• **Written instruction**: Exclude the pictures and reproduce the remaining data exactly as written.

= = =

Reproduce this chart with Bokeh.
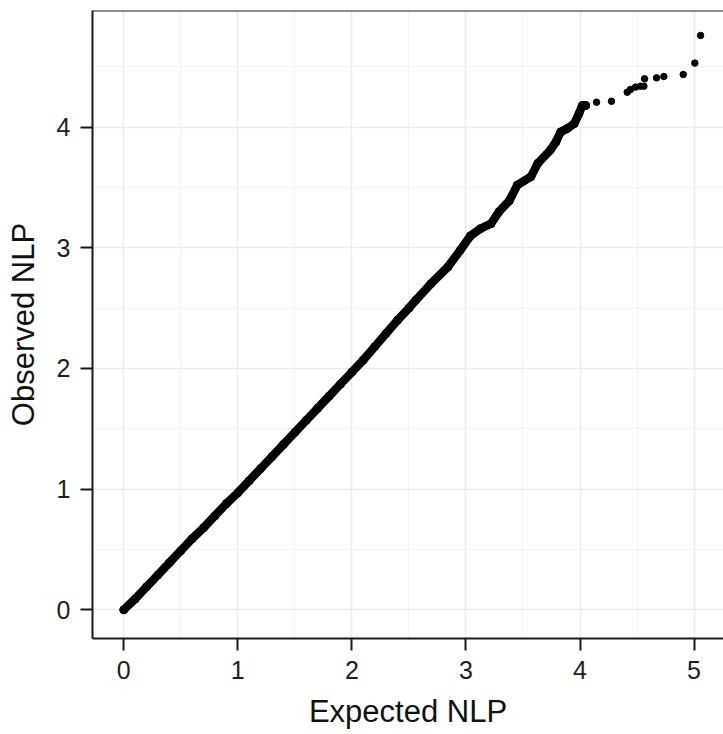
from bokeh.plotting import figure
from bokeh.models import Range1d, SingleIntervalTicker, Span, ColumnDataSource
from bokeh.embed import file_html
from bokeh.resources import INLINE

# Dense part of the QQ trace (expected NLP, observed NLP)
dense_expected = [0.00, 0.10, 0.20, 0.30, 0.40, 0.50, 0.60, 0.70, 0.80, 0.90,
                  1.00, 1.10, 1.20, 1.30, 1.40, 1.50, 1.60, 1.70, 1.80, 1.90,
                  2.00, 2.10, 2.20, 2.30, 2.40, 2.50, 2.56, 2.69, 2.84, 2.95,
                  3.04, 3.13, 3.22, 3.29, 3.38, 3.45, 3.57, 3.63, 3.74, 3.79,
                  3.83, 3.89, 3.95, 3.99, 4.02, 4.05]
dense_observed = [0.00, 0.09, 0.19, 0.29, 0.39, 0.49, 0.59, 0.68, 0.78, 0.88,
                  0.97, 1.07, 1.17, 1.27, 1.37, 1.47, 1.57, 1.67, 1.77, 1.87,
                  1.97, 2.07, 2.18, 2.29, 2.40, 2.50, 2.565, 2.70, 2.84, 2.98,
                  3.10, 3.16, 3.20, 3.30, 3.39, 3.52, 3.59, 3.70, 3.81, 3.88,
                  3.96, 3.99, 4.03, 4.11, 4.18, 4.18]

# Sparse tail points
tail_expected = [4.145, 4.276, 4.414, 4.443, 4.487, 4.530, 4.560, 4.566,
                 4.671, 4.735, 4.905, 5.007, 5.057]
tail_observed = [4.207, 4.215, 4.290, 4.313, 4.332, 4.340, 4.340, 4.401,
                 4.409, 4.420, 4.437, 4.531, 4.760]

x_label = "Expected NLP"
y_label = "Observed NLP"

X_START, X_END = -0.274, 5.258
Y_START, Y_END = -0.238, 4.967

p = figure(width=723, height=734,
           x_range=Range1d(X_START, X_END), y_range=Range1d(Y_START, Y_END),
           output_backend="svg", toolbar_location=None,
           min_border_left=92, min_border_right=0,
           min_border_top=10, min_border_bottom=96)

p.outline_line_color = None
p.background_fill_color = "white"
p.border_fill_color = "white"

for ax in (p.xaxis, p.yaxis):
    ax.ticker = SingleIntervalTicker(interval=1, num_minor_ticks=2)
    ax.axis_line_color = "#1a1a1a"
    ax.axis_line_width = 2
    ax.major_tick_line_color = "#1a1a1a"
    ax.major_tick_line_width = 2
    ax.major_tick_out = 12
    ax.major_tick_in = 0
    ax.minor_tick_line_color = None
    ax.major_label_text_font = "Liberation Sans"
    ax.major_label_text_font_size = "25px"
    ax.major_label_text_color = "#1e1e1e"
    ax.axis_label_text_font = "Liberation Sans"
    ax.axis_label_text_font_size = "31px"
    ax.axis_label_text_font_style = "normal"
    ax.axis_label_text_color = "#111111"

p.xaxis.axis_label = x_label
p.yaxis.axis_label = y_label
p.xaxis.major_label_standoff = 10
p.yaxis.major_label_standoff = 10
p.xaxis.axis_label_standoff = 12
p.yaxis.axis_label_standoff = 13

for g in (p.xgrid, p.ygrid):
    g.grid_line_color = "#ebebeb"
    g.grid_line_width = 1.5
    g.minor_grid_line_color = "#f3f3f3"
    g.minor_grid_line_width = 1

p.add_layout(Span(location=Y_END, dimension="width",
                  line_color="#1a1a1a", line_width=2))

dense = ColumnDataSource(dict(x=dense_expected, y=dense_observed))
tail = ColumnDataSource(dict(x=tail_expected, y=tail_observed))

p.line("x", "y", source=dense, line_color="black", line_width=8.5,
       line_join="round", line_cap="round")
p.scatter("x", "y", source=dense, size=8, color="black")
p.scatter("x", "y", source=tail, size=6.5, color="black")

open("out.html", "w").write(file_html(p, INLINE))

= = =

• **Reply**:
Reproduce this chart with Bokeh.
from bokeh.plotting import figure
from bokeh.models import Range1d, SingleIntervalTicker, Span, ColumnDataSource
from bokeh.embed import file_html
from bokeh.resources import INLINE

# Dense part of the QQ trace (expected NLP, observed NLP)
dense_expected = [0.00, 0.10, 0.20, 0.30, 0.40, 0.50, 0.60, 0.70, 0.80, 0.90,
                  1.00, 1.10, 1.20, 1.30, 1.40, 1.50, 1.60, 1.70, 1.80, 1.90,
                  2.00, 2.10, 2.20, 2.30, 2.40, 2.50, 2.56, 2.69, 2.84, 2.95,
                  3.04, 3.13, 3.22, 3.29, 3.38, 3.45, 3.57, 3.63, 3.74, 3.79,
                  3.83, 3.89, 3.95, 3.99, 4.02, 4.05]
dense_observed = [0.00, 0.09, 0.19, 0.29, 0.39, 0.49, 0.59, 0.68, 0.78, 0.88,
                  0.97, 1.07, 1.17, 1.27, 1.37, 1.47, 1.57, 1.67, 1.77, 1.87,
                  1.97, 2.07, 2.18, 2.29, 2.40, 2.50, 2.565, 2.70, 2.84, 2.98,
                  3.10, 3.16, 3.20, 3.30, 3.39, 3.52, 3.59, 3.70, 3.81, 3.88,
                  3.96, 3.99, 4.03, 4.11, 4.18, 4.18]

# Sparse tail points
tail_expected = [4.145, 4.276, 4.414, 4.443, 4.487, 4.530, 4.560, 4.566,
                 4.671, 4.735, 4.905, 5.007, 5.057]
tail_observed = [4.207, 4.215, 4.290, 4.313, 4.332, 4.340, 4.340, 4.401,
                 4.409, 4.420, 4.437, 4.531, 4.760]

x_label = "Expected NLP"
y_label = "Observed NLP"

X_START, X_END = -0.274, 5.258
Y_START, Y_END = -0.238, 4.967

p = figure(width=723, height=734,
           x_range=Range1d(X_START, X_END), y_range=Range1d(Y_START, Y_END),
           output_backend="svg", toolbar_location=None,
           min_border_left=92, min_border_right=0,
           min_border_top=10, min_border_bottom=96)

p.outline_line_color = None
p.background_fill_color = "white"
p.border_fill_color = "white"

for ax in (p.xaxis, p.yaxis):
    ax.ticker = SingleIntervalTicker(interval=1, num_minor_ticks=2)
    ax.axis_line_color = "#1a1a1a"
    ax.axis_line_width = 2
    ax.major_tick_line_color = "#1a1a1a"
    ax.major_tick_line_width = 2
    ax.major_tick_out = 12
    ax.major_tick_in = 0
    ax.minor_tick_line_color = None
    ax.major_label_text_font = "Liberation Sans"
    ax.major_label_text_font_size = "25px"
    ax.major_label_text_color = "#1e1e1e"
    ax.axis_label_text_font = "Liberation Sans"
    ax.axis_label_text_font_size = "31px"
    ax.axis_label_text_font_style = "normal"
    ax.axis_label_text_color = "#111111"

p.xaxis.axis_label = x_label
p.yaxis.axis_label = y_label
p.xaxis.major_label_standoff = 10
p.yaxis.major_label_standoff = 10
p.xaxis.axis_label_standoff = 12
p.yaxis.axis_label_standoff = 13

for g in (p.xgrid, p.ygrid):
    g.grid_line_color = "#ebebeb"
    g.grid_line_width = 1.5
    g.minor_grid_line_color = "#f3f3f3"
    g.minor_grid_line_width = 1

p.add_layout(Span(location=Y_END, dimension="width",
                  line_color="#1a1a1a", line_width=2))

dense = ColumnDataSource(dict(x=dense_expected, y=dense_observed))
tail = ColumnDataSource(dict(x=tail_expected, y=tail_observed))

p.line("x", "y", source=dense, line_color="black", line_width=8.5,
       line_join="round", line_cap="round")
p.scatter("x", "y", source=dense, size=8, color="black")
p.scatter("x", "y", source=tail, size=6.5, color="black")

open("out.html", "w").write(file_html(p, INLINE))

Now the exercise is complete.